Molestor -94

Cardinal Law says plaintiffs contributed to alleged abuse

Chicago Tribune

April 30, 2002


Cardinal Bernard Law, firing back in an increasingly contentious
clerical sex scandal, has declared in court papers that unspecified
"negligence" by a then-6-year-old boy and his parents contributed to
alleged abuse.

The nation's senior Catholic prelate made the assertion in response to
a lawsuit filed against him and the archdiocese by Gregory Ford and
his parents. Now 24, Ford claims he was molested for six years by Rev.
Paul Shanley, a priest in the Boston archdiocese.

Law is scheduled to be deposed June 5 in the Fords' civil lawsuit,
which charges that the cardinal and the archdiocese failed to protect
the boy.

More than 1,600 pages of documents turned over by the archdiocese have
produced sordid allegations against Shanley, who was reassigned by Law
to a parish in Southern California in the early 1990s.

Shanley, now 71, recently was let go from his volunteer job with the
San Diego Police Department. Although his whereabouts have been
unknown, Shanley is expected to be deposed as scheduled Thursday,
according to a lawyer for the Fords.

"I think we have located him," Roderick MacLeish Jr. said Monday. He
would not say where the deposition would take place.
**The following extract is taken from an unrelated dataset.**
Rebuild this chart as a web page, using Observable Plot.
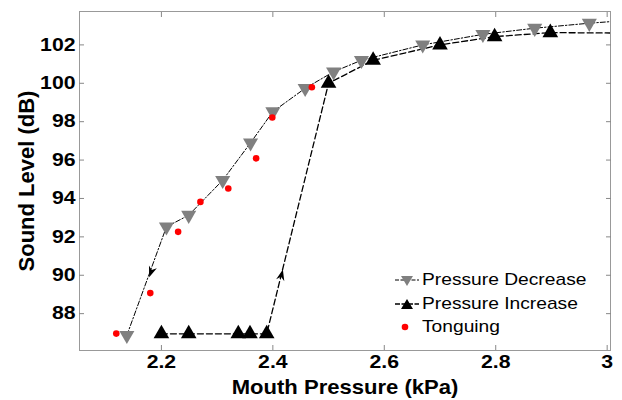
<!DOCTYPE html>
<html><head><meta charset="utf-8">
<script src="https://cdn.jsdelivr.net/npm/d3@7"></script>
<script src="https://cdn.jsdelivr.net/npm/@observablehq/plot@0.6"></script>
<style>
body{margin:0;background:#fff;}
#wrap{position:relative;width:622px;height:400px;font-family:"Liberation Sans",Arial,sans-serif;}
.lg{position:absolute;left:394px;height:22px;line-height:22px;font-size:17px;color:#000;white-space:nowrap;display:flex;align-items:center;}
.lg svg{margin-right:2px;}
.lg span{display:inline-block;transform:scaleX(1.13);transform-origin:left center;}
</style></head><body><div id="wrap"></div>
<script>
// Pressure Decrease (grey, downward triangles)
const decX = [2.138, 2.209, 2.249, 2.310, 2.360, 2.400, 2.458, 2.509, 2.559, 2.669, 2.777, 2.870, 2.968];
const decY = [86.87, 92.52, 93.13, 94.95, 96.90, 98.52, 99.74, 100.60, 101.20, 102.00, 102.55, 102.87, 103.13];
// Pressure Increase (black, upward triangles)
const incX = [2.200, 2.249, 2.338, 2.359, 2.389, 2.500, 2.580, 2.700, 2.798, 2.898];
const incY = [86.95, 86.95, 86.95, 86.95, 86.95, 100.00, 101.20, 102.00, 102.43, 102.64];
// Tonguing (red dots)
const tonX = [2.119, 2.180, 2.230, 2.270, 2.320, 2.370, 2.399, 2.470];
const tonY = [86.96, 89.07, 92.26, 93.82, 94.52, 96.09, 98.22, 99.79];
// fitted dashed curves continue to the right edge
const decTail = {x: 3.01, y: 103.22};
const incTail = {x: 3.01, y: 102.62};
// direction arrows on the hysteresis loop
const arrowDown = {x: 2.178, y: 89.9};
const arrowUp = {x: 2.418, y: 90.3};

const xTicks = [2.2, 2.4, 2.6, 2.8, 3];
const yTicks = [88, 90, 92, 94, 96, 98, 100, 102];
const xLabel = "Mouth Pressure (kPa)";
const yLabel = "Sound Level (dB)";
const legendNames = ["Pressure Decrease", "Pressure Increase", "Tonguing"];

const dec = decX.map((x, i) => ({x, y: decY[i]}));
const inc = incX.map((x, i) => ({x, y: incY[i]}));
const ton = tonX.map((x, i) => ({x, y: tonY[i]}));
const decLine = [...dec, decTail];
const incLine = [...inc, incTail];

const arrowSymbol = {
  draw(ctx) {
    ctx.moveTo(0, 0);
    ctx.lineTo(-4.2, 11);
    ctx.lineTo(0, 7.5);
    ctx.lineTo(4.2, 11);
    ctx.closePath();
  }
};

const tickFont = {fontSize: 18, fontWeight: "bold", fontFamily: "Liberation Sans, Arial, sans-serif"};

const chart = Plot.plot({
  width: 622,
  height: 400,
  marginLeft: 79,
  marginRight: 12,
  marginTop: 11,
  marginBottom: 50,
  style: {fontFamily: "Liberation Sans, Arial, sans-serif", color: "#000", background: "#fff"},
  x: {domain: [2.053, 3.006]},
  y: {domain: [86.08, 103.74]},
  marks: [
    Plot.line(decLine, {x: "x", y: "y", stroke: "#000", strokeWidth: 1, strokeDasharray: "5,2,1.5,2", clip: true}),
    Plot.line(incLine, {x: "x", y: "y", stroke: "#000", strokeWidth: 1.3, strokeDasharray: "6,3", clip: true}),
    Plot.dot(dec, {x: "x", y: "y", symbol: "triangle", r: 5.6, fill: "#808080", rotate: 180}),
    Plot.dot(inc, {x: "x", y: "y", symbol: "triangle", r: 5.8, fill: "#000"}),
    Plot.dot(ton, {x: "x", y: "y", r: 3.3, fill: "#ff0000"}),
    Plot.dot([arrowUp], {x: "x", y: "y", symbol: arrowSymbol, fill: "#000", rotate: 14}),
    Plot.dot([arrowDown], {x: "x", y: "y", symbol: arrowSymbol, fill: "#000", rotate: 200}),
    Plot.frame({stroke: "#999"}),
    Plot.axisX({anchor: "bottom", ticks: xTicks, tickSize: -5, tickPadding: 10, stroke: "#888",
      tickFormat: d => d === 3 ? "3" : d.toFixed(1), label: null, ...tickFont}),
    Plot.axisX({anchor: "top", ticks: xTicks, tickSize: -5, stroke: "#888", tickFormat: () => "", label: null}),
    Plot.axisY({anchor: "left", ticks: yTicks, tickSize: -5, tickPadding: 9, stroke: "#888", label: null, ...tickFont}),
    Plot.axisY({anchor: "right", ticks: yTicks, tickSize: -5, stroke: "#888", tickFormat: () => "", label: null}),
    Plot.text([xLabel], {text: d => d, frameAnchor: "bottom", dy: 37, textAnchor: "middle", lineAnchor: "middle", fontSize: 21, fontWeight: "bold"}),
    Plot.text([yLabel], {text: d => d, frameAnchor: "left", dx: -53, rotate: -90, textAnchor: "middle", lineAnchor: "middle", fontSize: 22, fontWeight: "bold"})
  ]
});
const wrap = document.getElementById("wrap");
wrap.appendChild(chart);

// the reference glyphs are slightly wider than Arial's: stretch tick labels horizontally
chart.querySelectorAll('g[aria-label="x-axis tick label"] text, g[aria-label="y-axis tick label"] text').forEach(t => {
  const tr = t.getAttribute("transform") || "";
  t.setAttribute("transform", tr + " scale(1.18,1)");
});
chart.querySelectorAll('g[aria-label="text"] text').forEach(t => {
  const tr = t.getAttribute("transform") || "";
  if (!/rotate/.test(tr)) t.setAttribute("transform", tr + " scale(1.05,1)");
});

// legend
const rows = [
  {top: 269, svg: '<svg width="26" height="20"><line x1="1" y1="10" x2="25" y2="10" stroke="#000" stroke-width="1" stroke-dasharray="4,1.5"/><path d="M7,6 L19,6 L13,16 Z" fill="#808080"/></svg>'},
  {top: 293, svg: '<svg width="26" height="20"><line x1="1" y1="10" x2="25" y2="10" stroke="#000" stroke-width="1.3" stroke-dasharray="5,1.5"/><path d="M7,15 L19,15 L13,5 Z" fill="#000"/></svg>'},
  {top: 316, svg: '<svg width="26" height="20"><circle cx="11" cy="10" r="3.3" fill="#ff0000"/></svg>'}
];
rows.forEach((r, i) => {
  const d = document.createElement("div");
  d.className = "lg";
  d.style.top = r.top + "px";
  d.innerHTML = r.svg + "<span>" + legendNames[i] + "</span>";
  wrap.appendChild(d);
});
</script></body></html>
Calls to the Rogers Law Firm, which represents the cardinal, and to
the archdiocese were not returned.

In the six-page response, an attorney for Law said, "the negligence of
the plaintiffs contributed to cause the injury or damage."

In addition to asserting that the Ford family's negligence contributed
to alleged abuse by Shanley, a document filed by the firm on Law's
behalf said that any damages awarded should be proportionately
reduced.

Suffolk University law professor Rosanna Cavallaro called the legal
language in the response "boilerplate" and said it would be unusual
for an attorney not to raise every defense available.

The response to the Fords' complaint was filed in Middlesex superior
court earlier this month. It was first reported publicly in Monday's
Boston Globe.

At a news conference Monday, MacLeish blasted the cardinal's claim as
"appalling."

"What is the conceivable evidence to support the idea that Ford [and
his parents] were somehow responsible for what Paul Shanley did to
them?"

The family's lawyer said he saw a "common theme" in the church's
response: "One, blame the priests. Two, blame the victims. Three, gag
the lawyers. Four, don't turn over documents. And when you do, turn
them over in incomplete portions."

He also called the latest action by the archdiocese "bad legal
strategy," because anything contained in the new filing can be
questioned at the cardinal's deposition.

MacLeish said he will be in court Wednesday to force the church to
turn over records of Shanley's psychiatric evaluations.

Rodney Ford, Gregory Ford's father, said Monday that the motion filed
by the cardinal was hard for his son to stomach.